William Hoffman wrote (26, 2010):
Ed Myskowski writes:
<< We have only one Bach work composed in 1717, the Gotha-Weimar Passion, BC D-1, presented on Good Friday, April 12 in nearby Gotha. >>
< I am not familiar with the BC designations, is there a handy reference source, or explanation? >
BC is Bach Compendium, a summary version of Schmieder with new cataloging, edited by Hans-Joachim Schulze and Christoph Wolff; first 6 volumes issued in 1985, A-G, Vocal Music: A-B, Sacred Cantatas, C Motets, D Passions-Oratorios, E Latin Music (not south of the border), F Chorales, G Secular Cantatas. I have not seen any volumes for instrumental music.
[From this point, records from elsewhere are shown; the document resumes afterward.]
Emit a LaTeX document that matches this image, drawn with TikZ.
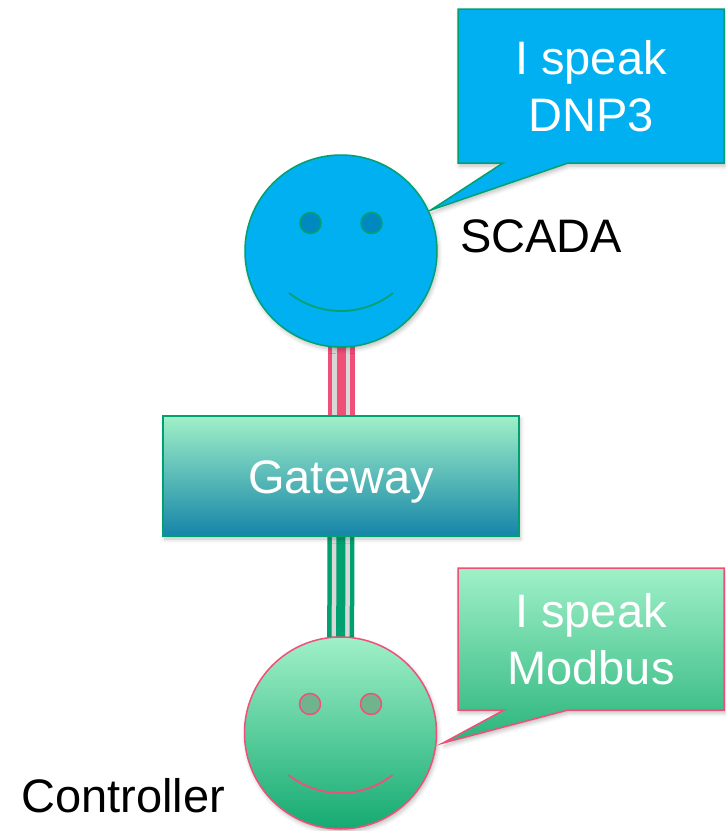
\documentclass[tikz,border=0pt]{standalone}
\usepackage{fontspec}
\setmainfont{Liberation Sans}
\usetikzlibrary{calc,shadows.blur}
\pgfdeclarelayer{bg}
\pgfsetlayers{bg,main}
\definecolor{sky}{HTML}{00B0F0}
\definecolor{skyeye}{HTML}{0088C0}
\definecolor{grn}{HTML}{00A070}
\definecolor{pnk}{HTML}{F05078}
\definecolor{mint}{HTML}{A0F0C8}
\definecolor{gwmid}{HTML}{82D2C0}
\definecolor{tealb}{HTML}{1585A8}
\definecolor{ctrlbot}{HTML}{15AA72}
\definecolor{modbot}{HTML}{2AB47C}
\definecolor{ctrleye}{HTML}{70B48E}
\definecolor{gapgray}{HTML}{D8D8D8}
\begin{document}
\begin{tikzpicture}[x=1pt,y=1pt,
  txt/.style={font=\fontsize{47}{57}\selectfont, inner sep=0pt},
  shadowy/.style={blur shadow={shadow xshift=1.5pt, shadow yshift=-3pt, shadow blur radius=4pt, shadow opacity=25}},
  face/.style={circle, minimum size=192pt, inner sep=0pt, line width=1.5pt, shadowy},
  eye/.style={line width=1.5pt},
  smile/.style={line width=1.8pt},
  gwbox/.style={rectangle, minimum width=356pt, minimum height=120pt, inner sep=0pt,
    draw=grn, line width=1.5pt, top color=mint, middle color=gwmid, bottom color=tealb,
    text=white, txt, text height=34pt, text depth=0pt, shadowy},
  bubble/.style={line width=1.5pt, line join=miter, shadowy},
  trip/.style={line width=27pt, draw=#1,
    postaction={draw=gapgray, line width=18pt},
    postaction={draw=#1, line width=9pt}}
]
\useasboundingbox (0,0) rectangle (726,-831);

% faces and gateway
\node[face, draw=grn, fill=sky] (scada) at (341,-251) {};
\node[gwbox] (gw) at (341,-476) {Gateway};
\node[face, draw=pnk, top color=mint, bottom color=ctrlbot] (ctrl) at (340.5,-733) {};

% labels
\node[txt, anchor=base west] (scadalbl) at (460,-252) {SCADA};
\node[txt, anchor=base west] (ctrllbl) at (21,-812) {Controller};

% speech texts
\node[txt, text=white, align=center] (dnp) at (591,-86) {I speak\\DNP3};
\node[txt, text=white, align=center] (mod) at (591,-639) {I speak\\Modbus};

% SCADA face details
\draw[eye, draw=grn, fill=skyeye] ($(scada.center)+(-30.5,28)$) circle[radius=10.5];
\draw[eye, draw=grn, fill=skyeye] ($(scada.center)+(30.5,28)$) circle[radius=10.5];
\draw[smile, draw=grn] ($(scada.center)+(-52,-42)$) arc[start angle=231.8, end angle=308.2, radius=84.1];

% Controller face details
\draw[eye, draw=pnk, fill=ctrleye] ($(ctrl.center)+(-30.5,29)$) circle[radius=10.5];
\draw[eye, draw=pnk, fill=ctrleye] ($(ctrl.center)+(30.5,29)$) circle[radius=10.5];
\draw[smile, draw=pnk] ($(ctrl.center)+(-52,-42)$) arc[start angle=231.8, end angle=308.2, radius=84.1];

\begin{pgfonlayer}{bg}
  % connectors
  \draw[trip=pnk] (scada.center) -- (gw.center);
  \draw[trip=grn] (gw.center) -- (ctrl.center);
  % speech bubbles
  \draw[bubble, draw=grn, fill=sky]
    (458,-9) -- (724,-9) -- (724,-163) -- (568,-163) -- ($(scada.25)+(2,0)$)
    -- (503,-163) -- (458,-163) -- cycle;
  \draw[bubble, draw=pnk, top color=mint, bottom color=modbot]
    (458,-568) -- (724,-568) -- (724,-710) -- (568,-710) -- ($(ctrl.-6)+(6,0)$)
    -- (504,-710) -- (458,-710) -- cycle;
\end{pgfonlayer}
\end{tikzpicture}
\end{document}
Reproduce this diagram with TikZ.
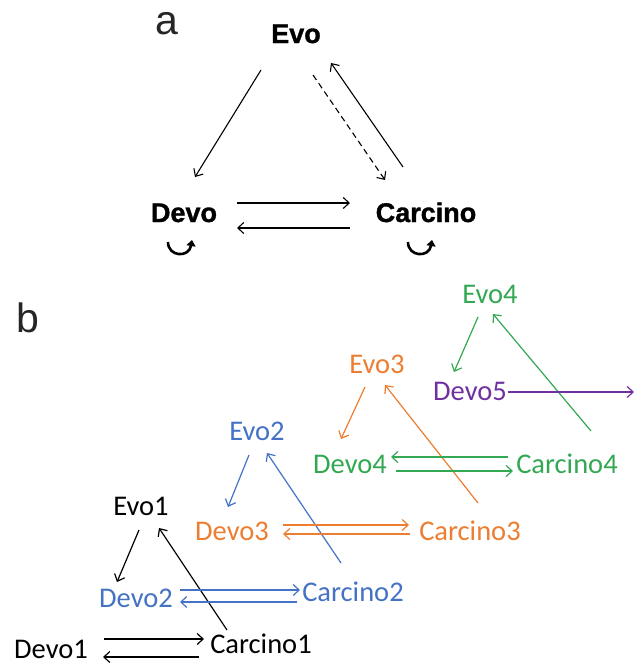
\documentclass[tikz,border=0pt]{standalone}
\usepackage{fontspec}
\setmainfont{Carlito}
\newfontfamily\arialfont{Liberation Sans}
\newfontfamily\arialbold[FakeBold=1.2]{Liberation Sans Bold}
\usetikzlibrary{arrows.meta}
\definecolor{cblue}{HTML}{4472C4}
\definecolor{corange}{HTML}{ED7D31}
\definecolor{cgreen}{HTML}{33A852}
\definecolor{cpurple}{HTML}{7030A0}
\begin{document}
\begin{tikzpicture}[x=1pt,y=-1pt,
  lab/.style={font=\arialfont\fontsize{41}{41}\selectfont, text=black!85, inner sep=0, anchor=base},
  anode/.style={font=\arialbold\fontsize{27}{27}\selectfont, inner sep=0, anchor=base},
  bnode/.style={font=\fontsize{28.5}{28.5}\selectfont, inner sep=0, anchor=base},
  aarr/.style={-{Straight Barb[length=6pt,width=11pt]}, line width=1.1pt},
  barr/.style={-{Straight Barb[length=6pt,width=11pt]}, line width=1.2pt},
  loopy/.style={-{Triangle[length=6pt,width=9pt]}, line width=2.6pt}]
\useasboundingbox (0,0) rectangle (643,664);
% labels
\node[lab] (la) at (167,34) {a};
\node[lab] (lb) at (28,332) {b};
% part a
\node[anode] (evo) at (296,43) {Evo};
\node[anode] (devo) at (184,222) {Devo};
\node[anode] (carc) at (426,222) {Carcino};
\draw[aarr] ([shift={(-35,27)}]evo.base) -- ([shift={(11,-45)}]devo.base);
\draw[aarr,dash pattern=on 6pt off 4pt] ([shift={(17,32)}]evo.base) -- ([shift={(-41,-42)}]carc.base);
\draw[aarr] ([shift={(-23,-55)}]carc.base) -- ([shift={(35,20)}]evo.base);
\draw[aarr] ([shift={(53,-19)}]devo.base) -- ([shift={(-76,-19)}]carc.base);
\draw[aarr] ([shift={(-76,6)}]carc.base) -- ([shift={(53,6)}]devo.base);
\draw[loopy] ([shift={(-16,20)}]devo.base) .. controls ([shift={(-16,35)}]devo.base) and ([shift={(5,36)}]devo.base) .. ([shift={(8,18)}]devo.base);
\draw[loopy] ([shift={(-18,20)}]carc.base) .. controls ([shift={(-18,35)}]carc.base) and ([shift={(3,36)}]carc.base) .. ([shift={(6,18)}]carc.base);
% part b nodes
\node[bnode] (evo1) at (141,515) {Evo1};
\node[bnode] (devo1) at (51,658) {Devo1};
\node[bnode] (carc1) at (261,653) {Carcino1};
\node[bnode,text=cblue] (devo2) at (136,607) {Devo2};
\node[bnode,text=cblue] (carc2) at (353,601) {Carcino2};
\node[bnode,text=cblue] (evo2) at (257,440) {Evo2};
\node[bnode,text=corange] (devo3) at (232,540) {Devo3};
\node[bnode,text=corange] (carc3) at (470,540) {Carcino3};
\node[bnode,text=corange] (evo3) at (377,373) {Evo3};
\node[bnode,text=cgreen] (devo4) at (350,473) {Devo4};
\node[bnode,text=cgreen] (carc4) at (567,473) {Carcino4};
\node[bnode,text=cgreen] (evo4) at (490,303) {Evo4};
\node[bnode,text=cpurple] (devo5) at (470,400) {Devo5};
\coordinate (d5end) at (634,392);
% black
\draw[barr] ([shift={(-2,15)}]evo1.base) -- ([shift={(-19,-25)}]devo2.base);
\draw[barr] ([shift={(-34,-23)}]carc1.base) -- ([shift={(18,13)}]evo1.base);
\draw[barr] ([shift={(53,-19)}]devo1.base) -- ([shift={(-57,-14)}]carc1.base);
\draw[barr] ([shift={(-62,4)}]carc1.base) -- ([shift={(52,-1)}]devo1.base);
% blue
\draw[barr,cblue] ([shift={(44,-17)}]devo2.base) -- ([shift={(-53,-11)}]carc2.base);
\draw[barr,cblue] ([shift={(-56,1)}]carc2.base) -- ([shift={(44,-5)}]devo2.base);
\draw[barr,cblue] ([shift={(-8,15)}]evo2.base) -- ([shift={(-4,-33)}]devo3.base);
\draw[barr,cblue] ([shift={(-12,-38)}]carc2.base) -- ([shift={(10,13)}]evo2.base);
% orange
\draw[barr,corange] ([shift={(51,-15)}]devo3.base) -- ([shift={(-61,-15)}]carc3.base);
\draw[barr,corange] ([shift={(-60,-6)}]carc3.base) -- ([shift={(51,-6)}]devo3.base);
\draw[barr,corange] ([shift={(-12,14)}]evo3.base) -- ([shift={(-9,-34)}]devo4.base);
\draw[barr,corange] ([shift={(8,-37)}]carc3.base) -- ([shift={(8,12)}]evo3.base);
% green
\draw[barr,cgreen] ([shift={(-12,14)}]evo4.base) -- ([shift={(-16,-28)}]devo5.base);
\draw[barr,cgreen] ([shift={(24,-42)}]carc4.base) -- ([shift={(3,11)}]evo4.base);
\draw[barr,cgreen] ([shift={(-59,-16)}]carc4.base) -- ([shift={(41,-16)}]devo4.base);
\draw[barr,cgreen] ([shift={(46,-2)}]devo4.base) -- ([shift={(-54,-2)}]carc4.base);
% purple
\draw[barr,cpurple] ([shift={(38,-8)}]devo5.base) -- (d5end);
\end{tikzpicture}
\end{document}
Ed Myskowski wrote (March 26, 2010):
William Hoffman wrote:
< BC is Bach Compendium, a summary version of Schmieder with new cataloging, edited by Hans-Joachim Schulze and Christoph Wolff [...] E Latin Music (not south of the border) >
Thanks for the info and humor.
Aryeh Oron wrote (March 26, 2010):
BC Lists [was: BWV181]
[To Ed Myskowski & William Hoffman] An explanation of the Bach Compendium (BC) and full lists of Groups A to H (Vocal Works) are presented on the BCW at the page: http://www.bach-cantatas.com/Ref/IndexRef-BC.htm
Linked from: http://www.bach-cantatas.com/Ref/index.htm
The main source for the lists are the 4 published volumes of the BC, which I found in a local library. I have not yet informed the BCML of this addition because I have yet to complete work titles and links to the work pages on the BCW.
Regarding the Instrumental works, AFAIK the relevant volumes have not yet been published. However, I know that many instrumental works have been given BC numbers. If anybody is aware of a reliable source for the BC numbers of the Instrumental Works (Groups J to W & Y), Copies of instrumental works by other composers (Group X) and Contemporary collections (Group Z), please inform me.
Evan Cortens wrote (March 26, 2010):
[To Aryeh Oron] The Bach Compendium (BC) is a significant improvement over the BWV for those works it has catalogued. Unfortunately, only the first four volumes have been issued, and even those are now almost thirty years old.
Grove Music Online provides a full listing of BC numbers up to Group L, but (oddly?) not beyond that.
As far as I know, this work is now being channeled into the (forthcoming?) Bach-Repertorium, which will include a full and detailed catalogue of everybody with the last name "Bach". Thus, I don't know if we can expect more BC volumes to ever be issued.